▶ _DO THIS_
Write out the listing below in full and exactly, leaving out every picture.

▶ _SOURCE DATA_
★ ★ ★ ★
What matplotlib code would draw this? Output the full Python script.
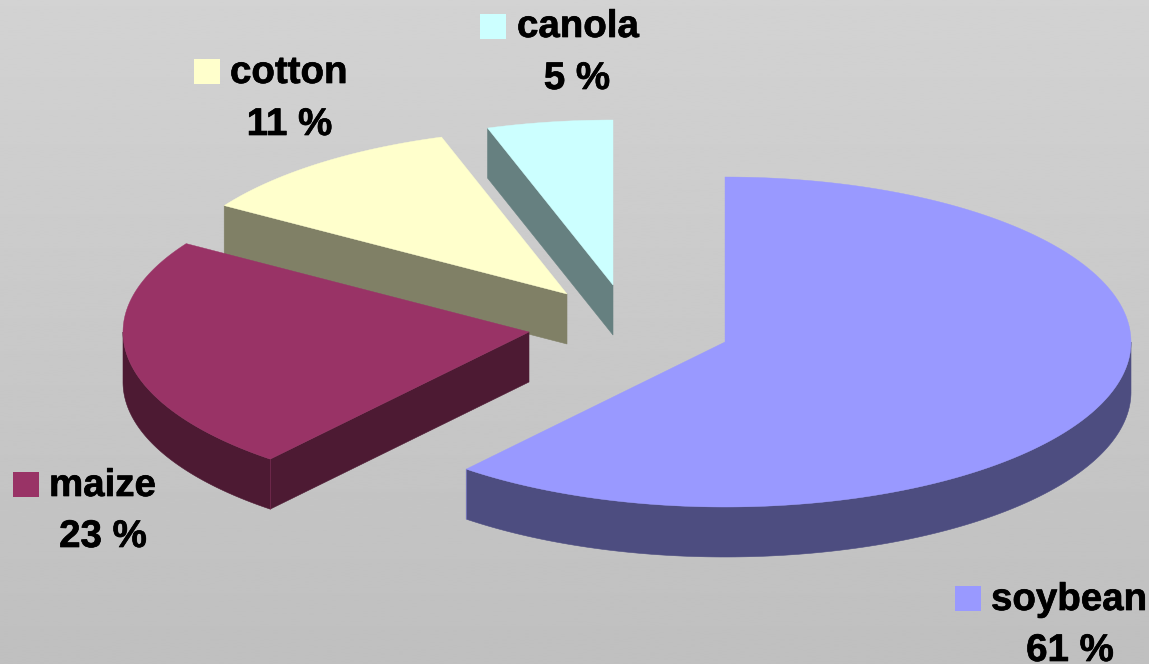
import numpy as np
import matplotlib
matplotlib.use("Agg")
import matplotlib.pyplot as plt
import matplotlib.patheffects as pe
from matplotlib.patches import Polygon, Rectangle
from matplotlib.path import Path

# ---- data ----
categories = ["soybean", "maize", "cotton", "canola"]
shares = [61, 23, 11, 5]
pct_labels = ["61 %", "23 %", "11 %", "5 %"]

# ---- style / layout ----
top_colors = ["#9999FF", "#993366", "#FFFFCC", "#CCFFFF"]
side_colors = ["#4D4D80", "#4D1A33", "#808066", "#668080"]
apexes = [(725, 342), (529, 332), (567, 294), (613, 285)]   # exploded slice apexes (px)
RX, RY, DEPTH = 406, 165, 50
draw_order = [0, 3, 2, 1]
highlight_corner = {0: -1, 1: 0}   # which rim end shows a thin light corner line
swatch_xy = [(955, 586), (13, 472), (194, 59), (480, 14)]
name_xy = [(991, 610), (49, 496), (230, 83), (517, 37)]
pct_xy = [(1070, 661), (103, 547), (289.5, 135), (577, 89)]
SWATCH_W, SWATCH_H = 26, 25
FONT_SIZE = 27.7

plt.rcParams["font.family"] = ["Liberation Sans", "DejaVu Sans"]
fig = plt.figure(figsize=(11.49, 6.64), dpi=100)
ax = fig.add_axes([0, 0, 1, 1])
ax.set_xlim(0, 1149)
ax.set_ylim(664, 0)
ax.axis("off")

# background: vertical grey gradient
grad = np.linspace(0.825, 0.75, 256)[:, None]
ax.imshow(grad, cmap="gray", vmin=0, vmax=1, extent=(0, 1149, 664, 0),
          aspect="auto", zorder=0, interpolation="bilinear")

fractions = np.array(shares, dtype=float) / sum(shares)
edges = np.concatenate([[0], np.cumsum(fractions)]) * 2 * np.pi


def rim_points(i, t):
    cx, cy = apexes[i]
    return np.column_stack([cx + RX * np.sin(t), cy - RY * np.cos(t)])


def side_patch(pts, color, z):
    ax.add_patch(Polygon(pts, closed=True, facecolor=color, edgecolor=color,
                         linewidth=0.4, zorder=z))


z = 2
down = np.array([0, DEPTH])
for i in draw_order:
    t = np.linspace(edges[i], edges[i + 1], max(8, int(400 * fractions[i])))
    rim = rim_points(i, t)
    apex = np.array(apexes[i], dtype=float)
    wedge = np.vstack([apex, rim])

    # outer wall: only the front half of the rim can be seen
    lo, hi = max(edges[i], np.pi / 2), min(edges[i + 1], 3 * np.pi / 2)
    if hi > lo:
        front = rim_points(i, np.linspace(lo, hi, 200))
        side_patch(np.vstack([front, (front + down)[::-1]]), side_colors[i], z)

    # radial walls: only where the ground below the edge lies outside the slice
    wedge_path = Path(wedge)
    for end in (rim[0], rim[-1]):
        mid = (apex + end) / 2
        if abs(end[0] - apex[0]) > 1 and not wedge_path.contains_point(mid + (0, 3)):
            side_patch(np.vstack([apex, end, end + down, apex + down]), side_colors[i], z)

    if i in highlight_corner:
        p = rim[highlight_corner[i]]
        ax.plot([p[0], p[0]], [p[1], p[1] + DEPTH], color=top_colors[i],
                lw=0.6, alpha=0.45, zorder=z + 0.5)
    ax.add_patch(Polygon(wedge, closed=True, facecolor=top_colors[i],
                         edgecolor=top_colors[i], linewidth=0.3, zorder=z + 1))
    z += 2

bold = [pe.withStroke(linewidth=0.5, foreground="black")]
for i, name in enumerate(categories):
    sx, sy = swatch_xy[i]
    ax.add_patch(Rectangle((sx, sy), SWATCH_W, SWATCH_H, facecolor=top_colors[i],
                           edgecolor="none", zorder=20))
    ax.text(*name_xy[i], name, fontsize=FONT_SIZE, fontweight="bold", color="black",
            ha="left", va="baseline", zorder=21, path_effects=bold)
    ax.text(*pct_xy[i], pct_labels[i], fontsize=FONT_SIZE, fontweight="bold", color="black",
            ha="center", va="baseline", zorder=21, path_effects=bold)

fig.savefig("out.png", dpi=100)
★ ★ ★ ★
▶ _TASK RESULT_
What matplotlib code would draw this? Output the full Python script.
import numpy as np
import matplotlib
matplotlib.use("Agg")
import matplotlib.pyplot as plt
import matplotlib.patheffects as pe
from matplotlib.patches import Polygon, Rectangle
from matplotlib.path import Path

# ---- data ----
categories = ["soybean", "maize", "cotton", "canola"]
shares = [61, 23, 11, 5]
pct_labels = ["61 %", "23 %", "11 %", "5 %"]

# ---- style / layout ----
top_colors = ["#9999FF", "#993366", "#FFFFCC", "#CCFFFF"]
side_colors = ["#4D4D80", "#4D1A33", "#808066", "#668080"]
apexes = [(725, 342), (529, 332), (567, 294), (613, 285)]   # exploded slice apexes (px)
RX, RY, DEPTH = 406, 165, 50
draw_order = [0, 3, 2, 1]
highlight_corner = {0: -1, 1: 0}   # which rim end shows a thin light corner line
swatch_xy = [(955, 586), (13, 472), (194, 59), (480, 14)]
name_xy = [(991, 610), (49, 496), (230, 83), (517, 37)]
pct_xy = [(1070, 661), (103, 547), (289.5, 135), (577, 89)]
SWATCH_W, SWATCH_H = 26, 25
FONT_SIZE = 27.7

plt.rcParams["font.family"] = ["Liberation Sans", "DejaVu Sans"]
fig = plt.figure(figsize=(11.49, 6.64), dpi=100)
ax = fig.add_axes([0, 0, 1, 1])
ax.set_xlim(0, 1149)
ax.set_ylim(664, 0)
ax.axis("off")

# background: vertical grey gradient
grad = np.linspace(0.825, 0.75, 256)[:, None]
ax.imshow(grad, cmap="gray", vmin=0, vmax=1, extent=(0, 1149, 664, 0),
          aspect="auto", zorder=0, interpolation="bilinear")

fractions = np.array(shares, dtype=float) / sum(shares)
edges = np.concatenate([[0], np.cumsum(fractions)]) * 2 * np.pi


def rim_points(i, t):
    cx, cy = apexes[i]
    return np.column_stack([cx + RX * np.sin(t), cy - RY * np.cos(t)])


def side_patch(pts, color, z):
    ax.add_patch(Polygon(pts, closed=True, facecolor=color, edgecolor=color,
                         linewidth=0.4, zorder=z))


z = 2
down = np.array([0, DEPTH])
for i in draw_order:
    t = np.linspace(edges[i], edges[i + 1], max(8, int(400 * fractions[i])))
    rim = rim_points(i, t)
    apex = np.array(apexes[i], dtype=float)
    wedge = np.vstack([apex, rim])

    # outer wall: only the front half of the rim can be seen
    lo, hi = max(edges[i], np.pi / 2), min(edges[i + 1], 3 * np.pi / 2)
    if hi > lo:
        front = rim_points(i, np.linspace(lo, hi, 200))
        side_patch(np.vstack([front, (front + down)[::-1]]), side_colors[i], z)

    # radial walls: only where the ground below the edge lies outside the slice
    wedge_path = Path(wedge)
    for end in (rim[0], rim[-1]):
        mid = (apex + end) / 2
        if abs(end[0] - apex[0]) > 1 and not wedge_path.contains_point(mid + (0, 3)):
            side_patch(np.vstack([apex, end, end + down, apex + down]), side_colors[i], z)

    if i in highlight_corner:
        p = rim[highlight_corner[i]]
        ax.plot([p[0], p[0]], [p[1], p[1] + DEPTH], color=top_colors[i],
                lw=0.6, alpha=0.45, zorder=z + 0.5)
    ax.add_patch(Polygon(wedge, closed=True, facecolor=top_colors[i],
                         edgecolor=top_colors[i], linewidth=0.3, zorder=z + 1))
    z += 2

bold = [pe.withStroke(linewidth=0.5, foreground="black")]
for i, name in enumerate(categories):
    sx, sy = swatch_xy[i]
    ax.add_patch(Rectangle((sx, sy), SWATCH_W, SWATCH_H, facecolor=top_colors[i],
                           edgecolor="none", zorder=20))
    ax.text(*name_xy[i], name, fontsize=FONT_SIZE, fontweight="bold", color="black",
            ha="left", va="baseline", zorder=21, path_effects=bold)
    ax.text(*pct_xy[i], pct_labels[i], fontsize=FONT_SIZE, fontweight="bold", color="black",
            ha="center", va="baseline", zorder=21, path_effects=bold)

fig.savefig("out.png", dpi=100)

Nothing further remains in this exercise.